Nigerians are expert storytellers, no doubt about it. This fact is evident in our largely oral history. But over the decades, our oral history began being recorded into stories that are as timeless and relevant – if not more than sef – as all the Shakespeare and Grimm Brothers’ fairytales.

Here are 16 timeless Nigerian books that the rest of the world ought to gather, sit down and read in much the same fashion as we used to read all their tea-sippin’, cookie-lovin’ stories:

1. God’s Big Toe by Obii Nwachukwu-Agbada

This story is about how one spoiled rich boy, Onwubiko’s life changes when his father dies. An important universal tale for all those privileged kids that forget to wake up grateful every morning.

2. Without a silver spoon by Eddie Iroh

From a book about a boy who had it all, to a book about a boy who did not really have anything to begin with. Without a silver spoon teaches that honesty is indeed the best policy; a universal lesson for everyone.

3. The Second Chance by Nyengi Koin

This is a story of how love conquers all. Move over Romeo and Juliet, come see how real romance plays out.

4. The Passport of Mallam Ilia by Cyprian Ekwensi

It is a story of betrayal and revenge told in such a way that keeps you captivated to the end. It also shows a glimpse of the Northern Nigerian culture and history.

5. The Drummer Boy by Cyprian Ekwensi

This is a very touching story of Akin, the blind drummer boy, and all the many people he meets on his rigmarole sojourn in the world. It’s a touching tale of what blind trust looks like – both figuratively and literally.

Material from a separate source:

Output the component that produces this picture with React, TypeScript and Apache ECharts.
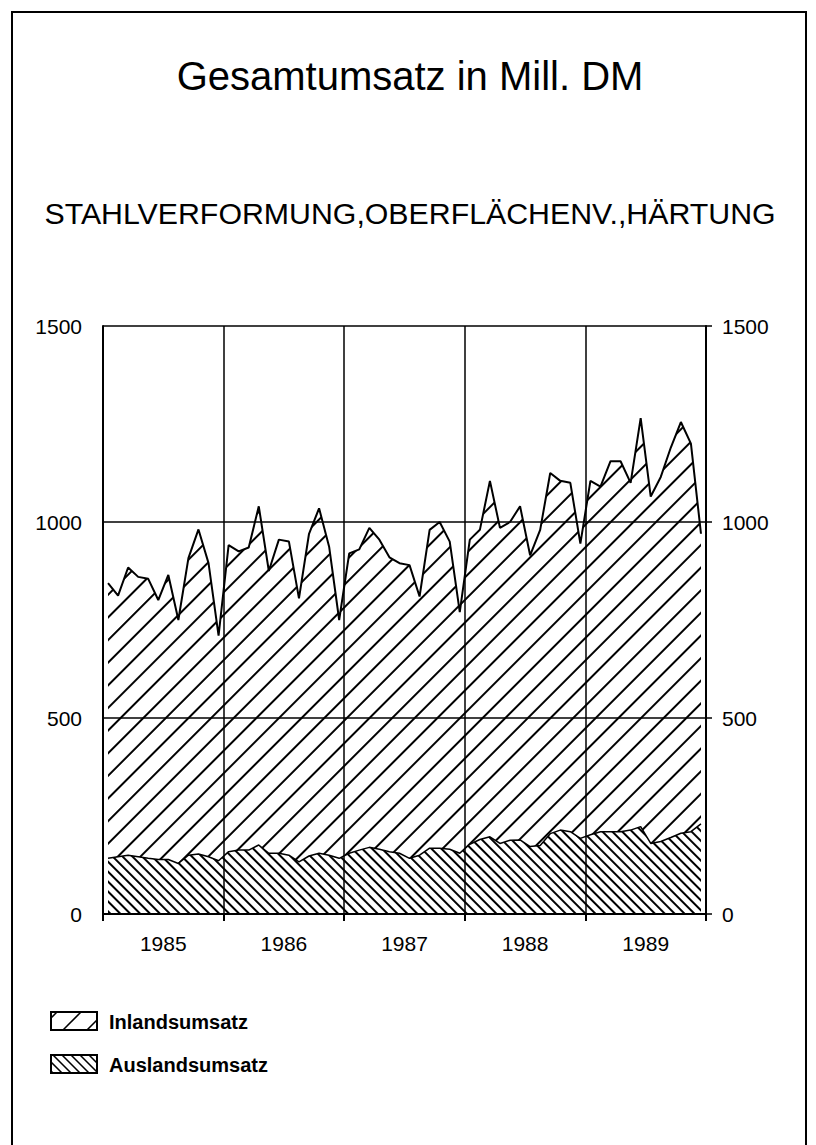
import React, { useEffect, useRef } from 'react';
import * as echarts from 'echarts';

const years = ['1985', '1986', '1987', '1988', '1989'];
const monthCodes = ['01', '02', '03', '04', '05', '06', '07', '08', '09', '10', '11', '12'];
const months = years.flatMap((y) => monthCodes.map((m) => `${y}-${m}`));

// Gesamtumsatz (top line), Mill. DM, monthly 1985-1989
const gesamtumsatz = [
  844, 812, 884, 860, 855, 801, 865, 750, 908, 981, 895, 710,
  941, 925, 935, 1040, 875, 955, 950, 805, 970, 1035, 937, 750,
  920, 930, 985, 955, 910, 895, 890, 810, 980, 1000, 950, 770,
  955, 980, 1105, 985, 1000, 1040, 915, 980, 1125, 1105, 1100, 945,
  1105, 1090, 1155, 1155, 1100, 1265, 1065, 1115, 1190, 1255, 1200, 970,
];

// Auslandsumsatz (lower area), Mill. DM
const auslandsumsatz = [
  142, 146, 150, 146, 142, 139, 139, 129, 150, 153, 146, 136,
  159, 163, 163, 176, 155, 155, 150, 133, 148, 155, 150, 142,
  155, 163, 170, 165, 159, 155, 142, 150, 168, 168, 165, 155,
  178, 190, 197, 180, 188, 189, 172, 175, 205, 214, 210, 193,
  202, 210, 210, 210, 214, 223, 180, 185, 195, 206, 210, 230,
];

const yTickValues = [0, 500, 1000, 1500];

const FONT = 'Liberation Sans, Arial, sans-serif';

function hatch(x0: number, y0: number, w: number, h: number, step: number, dir: 'fwd' | 'back', phase: number) {
  const out: any[] = [];
  if (dir === 'fwd') {
    for (let c = x0 + y0 + phase; c < x0 + w + y0 + h; c += step) {
      const xs = Math.max(x0, c - y0 - h);
      const xe = Math.min(x0 + w, c - y0);
      if (xe - xs > 0.5) {
        out.push({ type: 'line', shape: { x1: xs, y1: c - xs, x2: xe, y2: c - xe }, style: { stroke: '#000', lineWidth: 1.6 } });
      }
    }
  } else {
    for (let c = x0 - (y0 + h) + phase; c < x0 + w - y0; c += step) {
      const xs = Math.max(x0, y0 + c);
      const xe = Math.min(x0 + w, y0 + h + c);
      if (xe - xs > 0.5) {
        out.push({ type: 'line', shape: { x1: xs, y1: xs - c, x2: xe, y2: xe - c }, style: { stroke: '#000', lineWidth: 1.6 } });
      }
    }
  }
  return out;
}

function txt(text: string, x: number, y: number, size: number, align: string, weight = 'normal') {
  return {
    type: 'text',
    x,
    y,
    style: {
      text,
      fill: '#000',
      fontSize: size,
      fontFamily: FONT,
      fontWeight: weight,
      textAlign: align,
      align,
      textVerticalAlign: 'middle',
      verticalAlign: 'middle',
    },
  };
}

export default function App() {
  const ref = useRef<HTMLDivElement>(null);

  useEffect(() => {
    if (!ref.current) return;
    const chart = echarts.init(ref.current, undefined, { renderer: 'svg' });

    const inlandsumsatz = gesamtumsatz.map((g, i) => g - auslandsumsatz[i]);

    const inlandDecal = {
      symbol: 'rect',
      symbolSize: 1,
      color: '#000',
      backgroundColor: null,
      dashArrayX: [1, 0],
      dashArrayY: [2, 14],
      rotation: -Math.PI / 4,
    };
    const auslandDecal = {
      symbol: 'rect',
      symbolSize: 1,
      color: '#000',
      backgroundColor: null,
      dashArrayX: [1, 0],
      dashArrayY: [2, 5],
      rotation: Math.PI / 4,
    };

    const axisLabelStyle = { color: '#000', fontFamily: FONT, fontSize: 21, formatter: (v: any) => String(v) };

    const option: any = {
      animation: false,
      backgroundColor: '#fff',
      grid: { left: 103, right: 110, top: 326, bottom: 231, containLabel: false },
      xAxis: [
        { type: 'category', data: months, boundaryGap: true, show: false, gridIndex: 0 },
        {
          type: 'category',
          data: years,
          boundaryGap: true,
          position: 'bottom',
          gridIndex: 0,
          axisLine: { show: true, lineStyle: { color: '#000', width: 2 } },
          axisTick: { show: true, length: 7, lineStyle: { color: '#000', width: 2 } },
          axisLabel: { ...axisLabelStyle, margin: 19 },
          splitLine: { show: true, lineStyle: { color: '#000', width: 1.5 } },
        },
      ],
      yAxis: [
        {
          type: 'value',
          min: yTickValues[0],
          max: yTickValues[yTickValues.length - 1],
          interval: 500,
          position: 'left',
          axisLine: { show: true, lineStyle: { color: '#000', width: 2 } },
          axisTick: { show: false },
          axisLabel: { ...axisLabelStyle, margin: 21 },
          splitLine: { show: true, lineStyle: { color: '#000', width: 1.5 } },
        },
        {
          type: 'value',
          min: yTickValues[0],
          max: yTickValues[yTickValues.length - 1],
          interval: 500,
          position: 'right',
          axisLine: { show: true, lineStyle: { color: '#000', width: 2 } },
          axisTick: { show: true, length: 6, inside: false, lineStyle: { color: '#000', width: 1.5 } },
          axisLabel: { ...axisLabelStyle, margin: 16 },
          splitLine: { show: false },
        },
      ],
      series: [
        {
          name: 'Auslandsumsatz',
          type: 'line',
          stack: 'umsatz',
          xAxisIndex: 0,
          yAxisIndex: 0,
          data: auslandsumsatz,
          showSymbol: false,
          symbol: 'none',
          lineStyle: { color: '#000', width: 1.5, decal: auslandDecal },
          itemStyle: { color: '#000', decal: auslandDecal },
          areaStyle: { color: 'rgba(255,255,255,0)', opacity: 1 },
          z: 3,
        },
        {
          name: 'Inlandsumsatz',
          type: 'line',
          stack: 'umsatz',
          xAxisIndex: 0,
          yAxisIndex: 0,
          data: inlandsumsatz,
          showSymbol: false,
          symbol: 'none',
          lineStyle: { color: '#000', width: 2, decal: inlandDecal },
          itemStyle: { color: '#000', decal: inlandDecal },
          areaStyle: { color: 'rgba(255,255,255,0)', opacity: 1 },
          z: 2,
        },
      ],
      graphic: [
        { type: 'rect', shape: { x: 12, y: 12, width: 794, height: 1160 }, style: { fill: 'none', stroke: '#000', lineWidth: 2 } },
        txt('Gesamtumsatz in Mill. DM', 410, 76, 40, 'center'),
        txt('STAHLVERFORMUNG,OBERFLÄCHENV.,HÄRTUNG', 410, 213, 30.3, 'center'),
        { type: 'rect', shape: { x: 51, y: 1012, width: 46, height: 18 }, style: { fill: '#fff', stroke: '#000', lineWidth: 2 } },
        ...hatch(51, 1012, 46, 18, 24, 'fwd', 6),
        { type: 'rect', shape: { x: 51, y: 1055, width: 46, height: 18 }, style: { fill: '#fff', stroke: '#000', lineWidth: 2 } },
        ...hatch(51, 1055, 46, 18, 9, 'back', 2),
        txt('Inlandsumsatz', 109, 1022, 20, 'left', 'bold'),
        txt('Auslandsumsatz', 109, 1065, 20, 'left', 'bold'),
      ],
    };

    chart.setOption(option);
    return () => chart.dispose();
  }, []);

  return <div ref={ref} style={{ position: 'absolute', left: 0, top: 0, width: 816, height: 1145 }} />;
}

6. Dizzy Angel by Grace Nma Osifo

What’s it like being an ogbanje? I will never forget that scene where she describes making herself faint. This one is just a beautiful story of how in spite of tradition and superstitious beliefs, Ogbanje was still able to choose her own destiny. It has everything you will love in a good story, action, drama and yes, what is a good African tale without a bit of magic?

7. The Bottled Leopard by Chukwuemeka Ike

This epic novel will open your mind to the mystical realities in such a way that you have never experienced it. You will wake up in the middle of the night and wonder if you are really alone in the world. The spirit world will join with the real world. You will learn that before there were aliens, there were spirits.

8. The Incorruptible Judge by D. Olu Olagoke

Just like it’s title, this book is about a judge that simply refused to take bribe. Not quite like some real life judges today. But it just goes to show that there is no “fantastically corrupt” nation, only people. And also that corruption can exist in the most seemingly insignificant and subtle of places.

9. Efuru by Flora Nwapa

This is a pioneer story which features a Nigerian heroine that blazed the trail for many future novels with heroines. It will change everything the world thought it knew about women in historically patriarchal Nigeria.

10. The Stillborn by Zaynab Alkali

Yet another book that addresses the female reality in historically and traditionally patriarchal Nigeria. For all those who think feminism is a western construct, think again.

11. The Concubine by Elechi Amadi

This strong debut novel does what most novels of that time did; it explored the power of the spiritual in Nigerian culture. It will also teach you how to know if you have spirit husband.

12. Toads For Supper by Vincent Chukwuemeka Ike

A complicated tale of love. Inarguably a classic. Which should be more than enough reason to read it.

13. The Last Duty by Isidore Okpewho

The writing style isn’t the only thing to love about this book, there’s also the strong themes and characters. It’s a powerful book about war and the emotional and psychological consequences of war and it should have it’s place up there right next to A Farewell to Arms by Ernest Hemingway.

14. The Joys of Motherhood by Buchi Emecheta

This story takes you through the life of Nnu Ego and shows you every woman, or female, you have ever known. And the beauty of it is, this story is not just a depiction of a Nigerian reality, it shows a glimpse of a worldwide reality. Pretty heavy stuff!

15. & 16. Eze Goes to School And Eze Goes To College

Co-authored by Onuora Nzekwu and Michael Crowder, is there any book more iconic than these two? It is the story of a boy who is determined to go to school despite the many challenges on his way.